## Provided records
__________________________________________________
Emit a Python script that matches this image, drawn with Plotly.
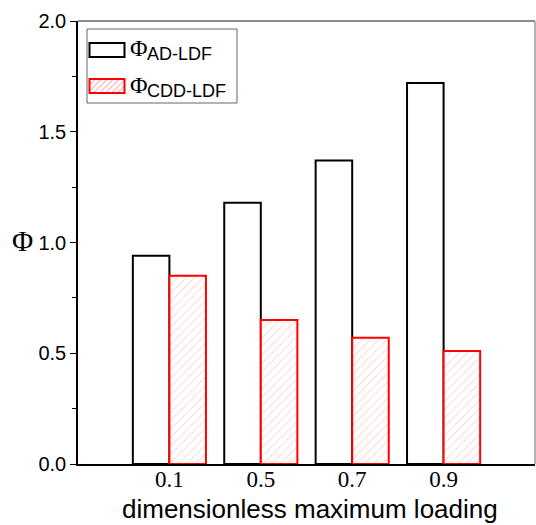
__________________________________________________
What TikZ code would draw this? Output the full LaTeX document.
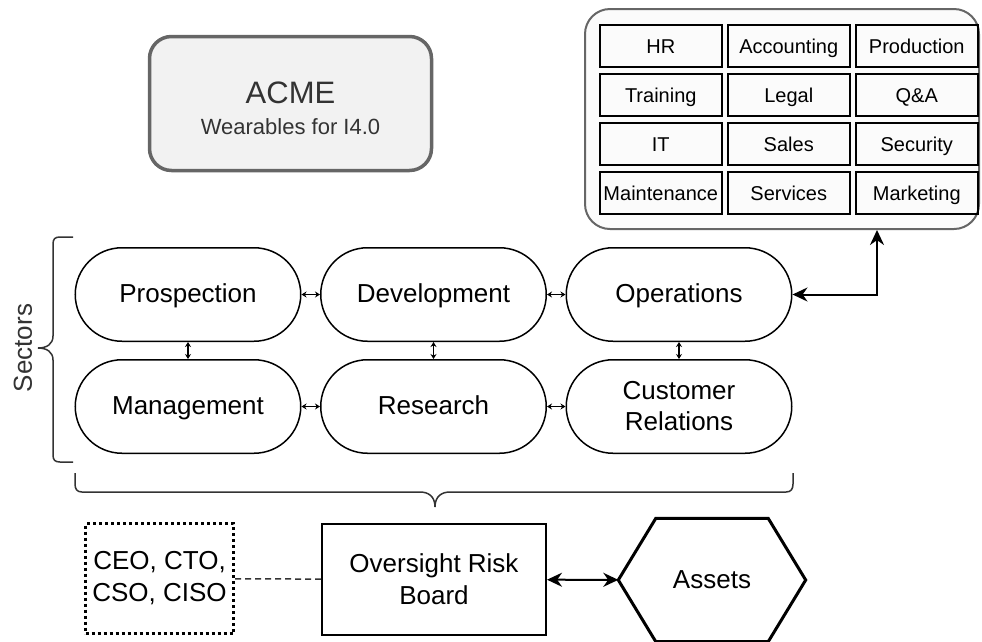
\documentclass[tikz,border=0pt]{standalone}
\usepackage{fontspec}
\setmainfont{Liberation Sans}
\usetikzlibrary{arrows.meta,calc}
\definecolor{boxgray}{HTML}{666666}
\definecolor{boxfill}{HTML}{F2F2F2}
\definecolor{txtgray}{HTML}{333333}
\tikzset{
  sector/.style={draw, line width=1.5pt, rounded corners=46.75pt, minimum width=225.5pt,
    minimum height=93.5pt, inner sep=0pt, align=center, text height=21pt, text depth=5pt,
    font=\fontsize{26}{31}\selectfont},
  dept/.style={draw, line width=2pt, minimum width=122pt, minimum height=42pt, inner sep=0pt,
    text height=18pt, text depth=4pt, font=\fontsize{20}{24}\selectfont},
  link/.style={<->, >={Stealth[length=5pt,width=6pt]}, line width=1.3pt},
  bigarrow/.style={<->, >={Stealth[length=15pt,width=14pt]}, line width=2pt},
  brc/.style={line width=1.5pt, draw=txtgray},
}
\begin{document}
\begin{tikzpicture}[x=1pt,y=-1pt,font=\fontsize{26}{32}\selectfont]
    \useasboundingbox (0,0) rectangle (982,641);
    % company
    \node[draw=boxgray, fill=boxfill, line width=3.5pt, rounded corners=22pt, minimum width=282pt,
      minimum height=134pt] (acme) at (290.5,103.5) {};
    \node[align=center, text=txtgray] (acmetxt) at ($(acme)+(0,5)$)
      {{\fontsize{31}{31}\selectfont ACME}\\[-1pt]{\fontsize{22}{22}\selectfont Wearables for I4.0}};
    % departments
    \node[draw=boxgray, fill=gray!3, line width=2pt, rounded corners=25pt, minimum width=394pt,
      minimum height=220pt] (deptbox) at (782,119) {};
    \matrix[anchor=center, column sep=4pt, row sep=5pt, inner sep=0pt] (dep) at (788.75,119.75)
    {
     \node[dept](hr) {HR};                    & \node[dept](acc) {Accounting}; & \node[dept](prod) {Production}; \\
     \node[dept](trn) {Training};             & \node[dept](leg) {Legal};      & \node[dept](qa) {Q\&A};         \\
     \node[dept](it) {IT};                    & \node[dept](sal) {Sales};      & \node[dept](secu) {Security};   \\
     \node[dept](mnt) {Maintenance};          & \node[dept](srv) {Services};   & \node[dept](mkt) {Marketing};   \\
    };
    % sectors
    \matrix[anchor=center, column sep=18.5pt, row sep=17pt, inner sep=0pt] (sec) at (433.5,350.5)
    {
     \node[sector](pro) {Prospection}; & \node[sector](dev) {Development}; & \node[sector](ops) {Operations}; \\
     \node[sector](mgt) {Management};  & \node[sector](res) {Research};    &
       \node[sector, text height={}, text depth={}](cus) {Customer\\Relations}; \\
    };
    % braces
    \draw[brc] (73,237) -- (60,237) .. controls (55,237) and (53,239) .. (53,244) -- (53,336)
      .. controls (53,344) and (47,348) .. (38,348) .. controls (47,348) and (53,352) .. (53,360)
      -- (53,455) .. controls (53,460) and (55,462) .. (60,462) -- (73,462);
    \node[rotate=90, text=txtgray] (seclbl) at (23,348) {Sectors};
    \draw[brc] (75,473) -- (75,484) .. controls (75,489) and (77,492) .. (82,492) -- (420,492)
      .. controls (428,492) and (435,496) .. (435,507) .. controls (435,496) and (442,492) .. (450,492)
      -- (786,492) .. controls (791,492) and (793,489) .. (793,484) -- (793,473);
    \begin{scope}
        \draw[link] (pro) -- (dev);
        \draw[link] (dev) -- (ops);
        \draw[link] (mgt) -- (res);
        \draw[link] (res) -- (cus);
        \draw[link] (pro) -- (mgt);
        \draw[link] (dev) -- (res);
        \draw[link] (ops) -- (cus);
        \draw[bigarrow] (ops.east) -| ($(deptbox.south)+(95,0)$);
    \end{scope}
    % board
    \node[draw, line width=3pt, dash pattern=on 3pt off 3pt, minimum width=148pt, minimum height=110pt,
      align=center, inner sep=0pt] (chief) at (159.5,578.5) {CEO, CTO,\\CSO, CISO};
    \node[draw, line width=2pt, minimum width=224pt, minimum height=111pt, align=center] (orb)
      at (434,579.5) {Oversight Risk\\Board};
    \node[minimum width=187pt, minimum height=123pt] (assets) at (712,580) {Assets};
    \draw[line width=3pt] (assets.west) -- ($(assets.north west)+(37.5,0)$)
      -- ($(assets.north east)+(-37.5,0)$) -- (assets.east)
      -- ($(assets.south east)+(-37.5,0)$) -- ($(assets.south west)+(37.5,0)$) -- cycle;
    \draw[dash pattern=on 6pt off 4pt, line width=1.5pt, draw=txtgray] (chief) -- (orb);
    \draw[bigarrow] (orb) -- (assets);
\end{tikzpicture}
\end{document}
__________________________________________________
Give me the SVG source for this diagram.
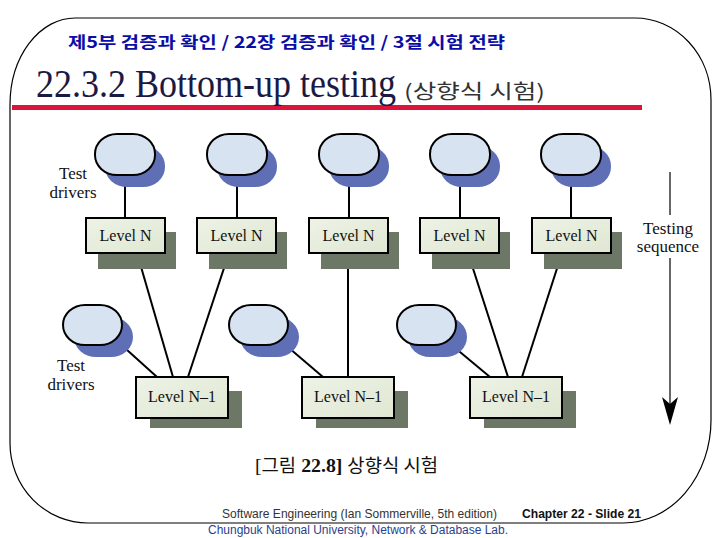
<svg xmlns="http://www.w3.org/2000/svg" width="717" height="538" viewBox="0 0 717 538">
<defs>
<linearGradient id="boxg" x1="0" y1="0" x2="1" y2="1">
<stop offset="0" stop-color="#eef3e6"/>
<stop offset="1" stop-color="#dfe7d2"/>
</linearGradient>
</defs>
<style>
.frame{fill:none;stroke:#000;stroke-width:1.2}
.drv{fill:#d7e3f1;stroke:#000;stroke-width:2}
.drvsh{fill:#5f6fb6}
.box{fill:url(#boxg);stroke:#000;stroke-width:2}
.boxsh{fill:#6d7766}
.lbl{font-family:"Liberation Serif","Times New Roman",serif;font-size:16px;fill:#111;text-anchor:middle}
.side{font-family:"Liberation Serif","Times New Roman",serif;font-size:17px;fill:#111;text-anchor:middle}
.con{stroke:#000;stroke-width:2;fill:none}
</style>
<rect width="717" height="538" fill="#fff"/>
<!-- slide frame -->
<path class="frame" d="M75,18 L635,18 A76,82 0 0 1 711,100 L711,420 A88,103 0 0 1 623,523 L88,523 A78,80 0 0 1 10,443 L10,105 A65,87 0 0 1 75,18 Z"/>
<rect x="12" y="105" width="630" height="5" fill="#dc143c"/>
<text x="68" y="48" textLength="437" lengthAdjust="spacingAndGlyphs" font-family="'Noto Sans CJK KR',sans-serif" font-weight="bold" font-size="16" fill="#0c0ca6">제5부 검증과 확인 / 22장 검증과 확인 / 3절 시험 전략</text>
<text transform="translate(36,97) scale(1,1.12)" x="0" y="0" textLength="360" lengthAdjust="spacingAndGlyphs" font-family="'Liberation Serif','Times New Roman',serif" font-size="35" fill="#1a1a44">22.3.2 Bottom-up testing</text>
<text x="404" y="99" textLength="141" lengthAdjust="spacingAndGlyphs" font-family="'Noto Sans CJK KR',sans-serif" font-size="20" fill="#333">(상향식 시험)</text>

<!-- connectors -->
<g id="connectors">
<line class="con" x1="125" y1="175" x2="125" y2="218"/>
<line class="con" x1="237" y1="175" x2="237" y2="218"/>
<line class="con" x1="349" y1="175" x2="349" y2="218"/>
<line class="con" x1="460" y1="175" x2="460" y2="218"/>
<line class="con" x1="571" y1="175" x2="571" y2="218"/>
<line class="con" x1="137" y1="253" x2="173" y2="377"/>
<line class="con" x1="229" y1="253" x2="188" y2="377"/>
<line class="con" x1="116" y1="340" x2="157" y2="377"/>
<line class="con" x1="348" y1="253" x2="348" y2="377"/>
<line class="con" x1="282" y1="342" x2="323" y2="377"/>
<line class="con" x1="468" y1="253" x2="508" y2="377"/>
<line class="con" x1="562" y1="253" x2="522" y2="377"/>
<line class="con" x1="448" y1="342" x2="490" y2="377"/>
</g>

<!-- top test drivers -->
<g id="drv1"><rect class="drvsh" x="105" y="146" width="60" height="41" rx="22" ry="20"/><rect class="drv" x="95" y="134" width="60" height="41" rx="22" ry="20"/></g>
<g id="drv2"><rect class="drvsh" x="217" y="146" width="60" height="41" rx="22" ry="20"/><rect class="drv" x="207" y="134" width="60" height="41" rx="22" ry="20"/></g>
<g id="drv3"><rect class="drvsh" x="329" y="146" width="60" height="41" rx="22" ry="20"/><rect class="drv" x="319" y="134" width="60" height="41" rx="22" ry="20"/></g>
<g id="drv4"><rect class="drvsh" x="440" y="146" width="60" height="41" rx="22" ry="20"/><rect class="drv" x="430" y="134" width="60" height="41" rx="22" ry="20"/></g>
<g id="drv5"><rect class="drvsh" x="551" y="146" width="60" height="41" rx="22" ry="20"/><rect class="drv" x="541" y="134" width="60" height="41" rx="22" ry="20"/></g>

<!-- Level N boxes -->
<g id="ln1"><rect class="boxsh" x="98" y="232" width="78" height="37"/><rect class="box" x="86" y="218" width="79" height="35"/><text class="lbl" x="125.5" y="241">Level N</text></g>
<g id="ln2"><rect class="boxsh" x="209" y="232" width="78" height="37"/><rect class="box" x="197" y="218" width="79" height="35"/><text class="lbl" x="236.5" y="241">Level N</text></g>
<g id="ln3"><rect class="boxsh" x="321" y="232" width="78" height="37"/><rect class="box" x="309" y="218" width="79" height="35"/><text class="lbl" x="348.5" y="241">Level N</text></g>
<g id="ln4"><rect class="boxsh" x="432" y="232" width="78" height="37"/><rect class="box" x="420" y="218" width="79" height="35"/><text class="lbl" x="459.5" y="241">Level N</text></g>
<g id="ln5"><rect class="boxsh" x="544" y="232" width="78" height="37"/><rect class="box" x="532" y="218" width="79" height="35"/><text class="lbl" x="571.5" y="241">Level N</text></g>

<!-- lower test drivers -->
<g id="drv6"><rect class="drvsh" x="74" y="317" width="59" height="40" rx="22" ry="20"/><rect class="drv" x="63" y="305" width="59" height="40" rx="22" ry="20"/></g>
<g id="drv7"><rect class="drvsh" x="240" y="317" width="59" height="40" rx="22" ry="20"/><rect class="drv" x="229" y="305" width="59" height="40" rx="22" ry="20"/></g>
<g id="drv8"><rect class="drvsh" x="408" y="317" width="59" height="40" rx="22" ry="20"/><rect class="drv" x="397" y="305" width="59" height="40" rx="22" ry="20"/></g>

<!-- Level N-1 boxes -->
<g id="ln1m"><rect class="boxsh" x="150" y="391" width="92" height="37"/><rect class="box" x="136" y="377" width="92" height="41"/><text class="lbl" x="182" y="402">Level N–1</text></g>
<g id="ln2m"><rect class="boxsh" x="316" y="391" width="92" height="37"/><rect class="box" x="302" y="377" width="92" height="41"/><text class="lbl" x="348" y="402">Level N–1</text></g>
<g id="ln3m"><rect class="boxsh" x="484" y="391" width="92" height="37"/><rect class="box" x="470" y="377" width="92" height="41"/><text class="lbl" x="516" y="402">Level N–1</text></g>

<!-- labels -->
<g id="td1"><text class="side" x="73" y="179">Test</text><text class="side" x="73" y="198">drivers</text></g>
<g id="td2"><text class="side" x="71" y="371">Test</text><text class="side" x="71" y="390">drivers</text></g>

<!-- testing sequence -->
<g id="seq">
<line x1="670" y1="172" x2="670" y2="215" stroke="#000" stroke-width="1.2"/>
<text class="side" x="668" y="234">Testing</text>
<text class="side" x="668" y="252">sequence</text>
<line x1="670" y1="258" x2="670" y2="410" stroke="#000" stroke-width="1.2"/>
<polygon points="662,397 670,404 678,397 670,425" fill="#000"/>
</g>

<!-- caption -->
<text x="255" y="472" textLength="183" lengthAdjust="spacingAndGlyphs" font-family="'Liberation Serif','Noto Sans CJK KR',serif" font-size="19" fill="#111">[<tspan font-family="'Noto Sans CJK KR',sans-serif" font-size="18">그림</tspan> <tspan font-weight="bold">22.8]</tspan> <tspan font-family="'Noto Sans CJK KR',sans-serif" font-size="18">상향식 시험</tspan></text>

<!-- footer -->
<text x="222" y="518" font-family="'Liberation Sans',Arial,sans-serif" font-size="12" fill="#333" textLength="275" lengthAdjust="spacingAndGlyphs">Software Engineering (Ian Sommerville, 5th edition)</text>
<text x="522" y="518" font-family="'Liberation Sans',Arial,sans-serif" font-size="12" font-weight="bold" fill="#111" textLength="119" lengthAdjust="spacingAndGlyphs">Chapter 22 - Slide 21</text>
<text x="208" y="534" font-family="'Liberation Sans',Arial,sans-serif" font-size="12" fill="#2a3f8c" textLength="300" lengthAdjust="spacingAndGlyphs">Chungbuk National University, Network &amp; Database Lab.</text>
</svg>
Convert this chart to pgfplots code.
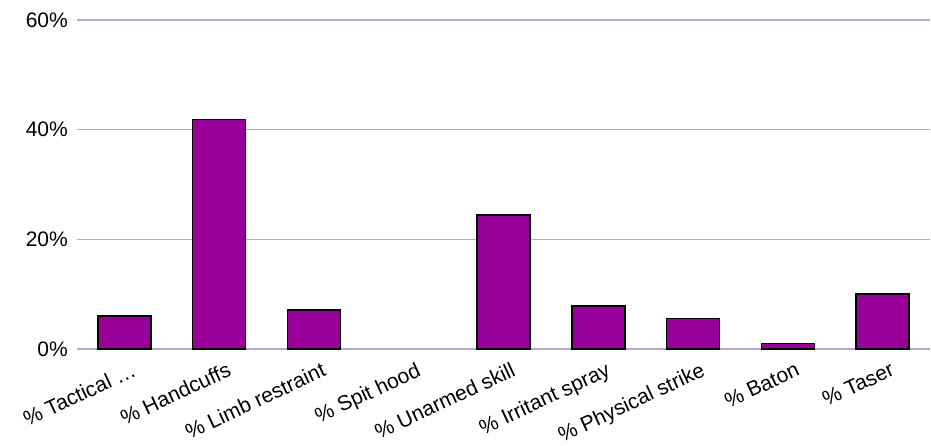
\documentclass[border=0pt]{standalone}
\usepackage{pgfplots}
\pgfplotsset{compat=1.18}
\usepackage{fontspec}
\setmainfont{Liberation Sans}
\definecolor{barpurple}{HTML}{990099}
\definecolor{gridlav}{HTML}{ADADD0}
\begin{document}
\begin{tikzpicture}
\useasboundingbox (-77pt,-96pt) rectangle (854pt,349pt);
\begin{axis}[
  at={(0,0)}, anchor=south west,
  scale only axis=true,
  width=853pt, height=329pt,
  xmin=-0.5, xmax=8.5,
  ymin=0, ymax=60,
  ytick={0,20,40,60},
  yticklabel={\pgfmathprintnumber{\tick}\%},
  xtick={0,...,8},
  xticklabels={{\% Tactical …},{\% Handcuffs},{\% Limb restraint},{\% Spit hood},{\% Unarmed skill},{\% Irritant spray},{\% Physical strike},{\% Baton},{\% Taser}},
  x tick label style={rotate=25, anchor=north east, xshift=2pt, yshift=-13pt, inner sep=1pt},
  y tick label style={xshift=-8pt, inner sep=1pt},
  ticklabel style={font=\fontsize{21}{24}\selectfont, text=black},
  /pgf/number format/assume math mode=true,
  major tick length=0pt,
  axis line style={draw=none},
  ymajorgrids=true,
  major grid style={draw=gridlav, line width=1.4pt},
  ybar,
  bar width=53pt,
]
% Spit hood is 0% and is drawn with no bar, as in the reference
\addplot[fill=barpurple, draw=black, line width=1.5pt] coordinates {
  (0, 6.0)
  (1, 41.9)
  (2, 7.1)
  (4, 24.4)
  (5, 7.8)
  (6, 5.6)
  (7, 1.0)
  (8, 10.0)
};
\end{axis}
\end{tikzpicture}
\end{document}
__________________________________________________
## Objective
Check each line above for "with" and return the ones that have it.

## Solution to the problem
Emit a Python script that matches this image, drawn with Plotly.
% Spit hood is 0% and is drawn with no bar, as in the reference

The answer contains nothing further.